У Чехова было ружье.
В первом акте оно висело на стене. В четвертом - стреляло.
Я не надеюсь, что мое ружье выстрелит. До четвертого акта дело не дойдет. Зато, у меня есть кожаная фуражка с кокардой железнодорожника. И поэтому, нельзя всерьез относиться к тому, что я собираюсь рассказать. Отнеситесь несерьезно. Но написанному верьте. Буду местами врать, наряжаться в маски, глумиться над правдой, именоваться пророком, поклоняться бессмыслице. В конце концов, записки сумасшедшего самый подходящий жанр для заметки про... театр.

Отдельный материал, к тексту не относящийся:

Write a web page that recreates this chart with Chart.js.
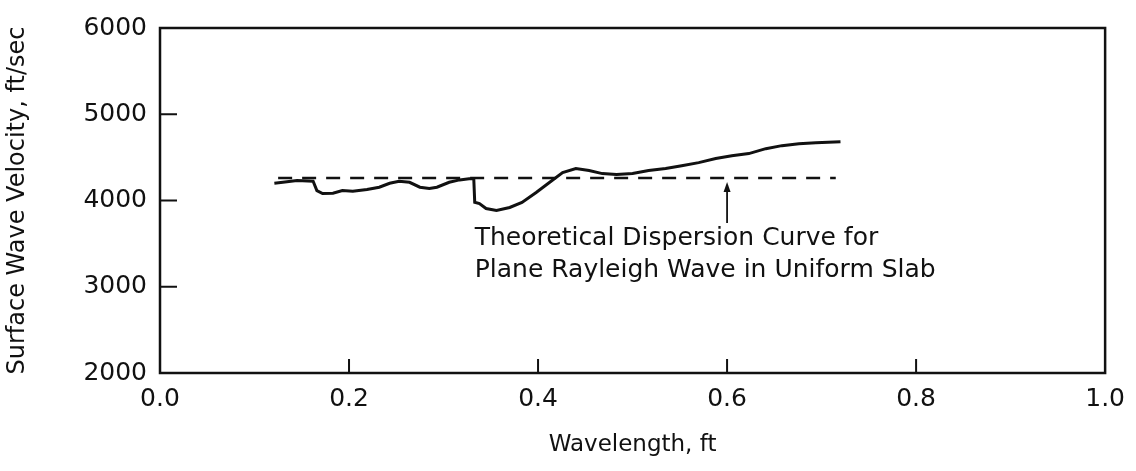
<!DOCTYPE html>
<html>
<head>
<meta charset="utf-8">
<script src="https://cdn.jsdelivr.net/npm/chart.js@4/dist/chart.umd.min.js"></script>
<style>
  html,body{margin:0;padding:0;background:#fff;}
  #wrap{width:1136px;height:471px;position:relative;}
</style>
</head>
<body>
<div id="wrap"><canvas id="chart"></canvas></div>
<script>
// measured curve (wavelength ft, velocity ft/sec)
const wavelengthFt = [0.121,0.130,0.145,0.162,0.166,0.172,0.183,0.193,0.204,0.219,0.232,0.243,0.253,0.264,0.275,0.285,0.293,0.306,0.317,0.327,0.332,0.333,0.338,0.345,0.356,0.370,0.383,0.398,0.412,0.426,0.440,0.454,0.468,0.483,0.500,0.517,0.535,0.552,0.570,0.588,0.605,0.623,0.641,0.658,0.676,0.694,0.720];
const velocityFps  = [4200,4211,4231,4223,4115,4080,4084,4115,4107,4127,4154,4200,4223,4211,4154,4139,4154,4211,4239,4251,4251,3980,3965,3907,3884,3919,3977,4092,4208,4324,4370,4347,4312,4301,4312,4347,4370,4404,4439,4486,4520,4544,4601,4636,4659,4670,4682];

// theoretical dispersion curve (dashed)
const theoryWavelengthFt = [0.125, 0.715];
const theoryVelocityFps  = [4260, 4260];

const xTicks = [0.0, 0.2, 0.4, 0.6, 0.8, 1.0];
const yTicks = [2000, 3000, 4000, 5000, 6000];

const noteLines = ['Theoretical Dispersion Curve for', 'Plane Rayleigh Wave in Uniform Slab'];

const FONT = '"DejaVu Sans", "Liberation Sans", sans-serif';
const INK = '#111';

const toPts = (xs, ys) => xs.map((x,i)=>({x, y: ys[i]}));

// box + inward tick marks + arrow note
const framePlugin = {
  id: 'frame',
  afterDraw(chart){
    const {ctx, chartArea:a, scales:{x, y}} = chart;
    ctx.save();
    ctx.strokeStyle = INK;
    ctx.lineWidth = 2.5;
    ctx.strokeRect(a.left, a.top, a.right-a.left, a.bottom-a.top);

    ctx.lineWidth = 2;
    ctx.beginPath();
    for (const v of xTicks.slice(1,-1)){
      const px = x.getPixelForValue(v);
      ctx.moveTo(px, a.bottom); ctx.lineTo(px, a.bottom-14);
    }
    for (const v of yTicks.slice(1,-1)){
      const py = y.getPixelForValue(v);
      ctx.moveTo(a.left, py); ctx.lineTo(a.left+17, py);
    }
    ctx.stroke();

    // note text
    ctx.fillStyle = INK;
    ctx.font = `25px ${FONT}`;
    ctx.textBaseline = 'middle';
    const tx = x.getPixelForValue(0.333);
    ctx.fillText(noteLines[0], tx, y.getPixelForValue(3560));
    ctx.fillText(noteLines[1], tx, y.getPixelForValue(3185));

    // arrow up to the dashed line
    const ax = x.getPixelForValue(0.6);
    const y0 = y.getPixelForValue(3740);
    const y1 = y.getPixelForValue(4215);
    ctx.lineWidth = 1.8;
    ctx.beginPath(); ctx.moveTo(ax, y0); ctx.lineTo(ax, y1+6); ctx.stroke();
    ctx.beginPath();
    ctx.moveTo(ax, y1); ctx.lineTo(ax-3.5, y1+10); ctx.lineTo(ax+3.5, y1+10); ctx.closePath();
    ctx.fill();
    ctx.restore();
  }
};

new Chart(document.getElementById('chart'), {
  type: 'scatter',
  data: {
    datasets: [
      {
        label: 'Measured',
        data: toPts(wavelengthFt, velocityFps),
        showLine: true,
        borderColor: INK,
        borderWidth: 3,
        pointRadius: 0,
        tension: 0
      },
      {
        label: 'Theoretical',
        data: toPts(theoryWavelengthFt, theoryVelocityFps),
        showLine: true,
        borderColor: INK,
        borderWidth: 2.5,
        borderDash: [14, 10],
        pointRadius: 0
      }
    ]
  },
  options: {
    responsive: true,
    maintainAspectRatio: false,
    animation: false,
    layout: { padding: { top: 27, right: 29, left: 0, bottom: 0 } },
    plugins: { legend: { display: false }, tooltip: { enabled: false } },
    scales: {
      x: {
        type: 'linear', min: 0, max: 1,
        afterBuildTicks: s => { s.ticks = xTicks.map(v=>({value:v})); },
        afterFit: s => { s.height = 98; },
        grid: { display: false, drawTicks: false },
        border: { display: false },
        ticks: { color: INK, padding: 11, font: { family: FONT, size: 25 },
                 callback: v => Number(v).toFixed(1) },
        title: { display: true, text: 'Wavelength, ft', color: INK,
                 font: { family: FONT, size: 23 }, padding: { top: 0, bottom: 12 } }
      },
      y: {
        type: 'linear', min: 2000, max: 6000,
        afterBuildTicks: s => { s.ticks = yTicks.map(v=>({value:v})); },
        afterFit: s => { s.width = 160; },
        grid: { display: false, drawTicks: false },
        border: { display: false },
        ticks: { color: INK, padding: 13, font: { family: FONT, size: 25 },
                 callback: v => String(v) },
        title: { display: true, text: 'Surface Wave Velocity, ft/sec', color: INK,
                 font: { family: FONT, size: 24 }, padding: { top: 3, bottom: 0 } }
      }
    }
  },
  plugins: [framePlugin]
});
</script>
</body>
</html>
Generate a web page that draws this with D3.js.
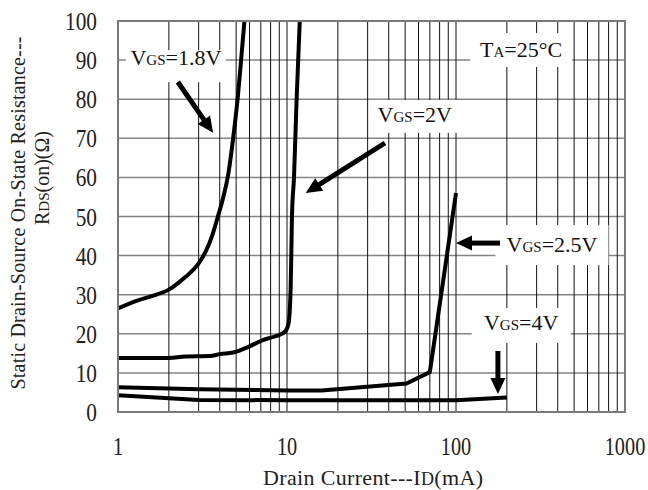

Все знают, что в Санкт-Петербурге болота превращаются во дворцы и пахнет бездной, т. е. морем. Ничего хорошего человеку с тонкой душевной организацией и железнодорожной фуражкой в этом городе ждать не приходится. Носы по Невскому гуляют отдельно от хозяев, шинели пропадают задаром.
И вот, однажды вечером, в питерском "колодце" с тёмно-оранжевыми стенами меня тоже... накрыло. В колодце было тихо и пусто, только на верхних этажах оперными голосами пели про любовь. Двор этот принадлежит питерскому театру "Зазеркалье". Посреди двора стоял белый фургончик - "бродячая " сцена московского театра "Тень". Он, между прочим, победитель "Золотой Маски" в номинации за лучший кукольный спектакль и режиссуру. Честно говоря, с режиссерами я боюсь встречаться. У меня панический страх перед людьми, отваживающимися изменять мир и пространство. Они относятся к спектаклям как к собственным детям. Тогда как, после третьего звонка им уже ничего не принадлежит. Но говорить об этом с автором - сущая морока.
Итак, я стоял и ждал чего-то, волнуясь смутными предчувствиями.
И вдруг, двери фургончика открылись, и внутри обнаружилась сцена и настоящий, только очень маленький театр размером с картонную коробку из-под телевизора. Рампа, оркестровая яма, занавес, люстра, тяжелые портьеры. Все крошечное, но помпезное. И только два настоящих золоченных кресла с подлокотниками для зрителей. Я почувствовал озноб в затылке - верный знак приближающейся беды.
- Милости просим в ложу Большого Лиликанского Королевского Народного академического театра... - раздался голос за спиной.
Я вздрогнул и обернулся. Обернулся и вздрогнул. Голос принадлежал девушке в юбке до земли и "подстреленном" пиджачке. Платок-шарф, замотаны вокруг шеи в несколько кругов.
- ... театра драмы, оперы и балета имени Гальбастро Момерено Гердайло Шеффина! - закончила она тираду и улыбнулась.
И в тот же момент, из утробы фургона раздался хор:
- Да продлятся дни его вечно!
- Кто это? - опешил я
- Наш король. И по совместительству директор лиликанского театра. - отвечала лучезарная девушка. - Заходите и присаживайтесь.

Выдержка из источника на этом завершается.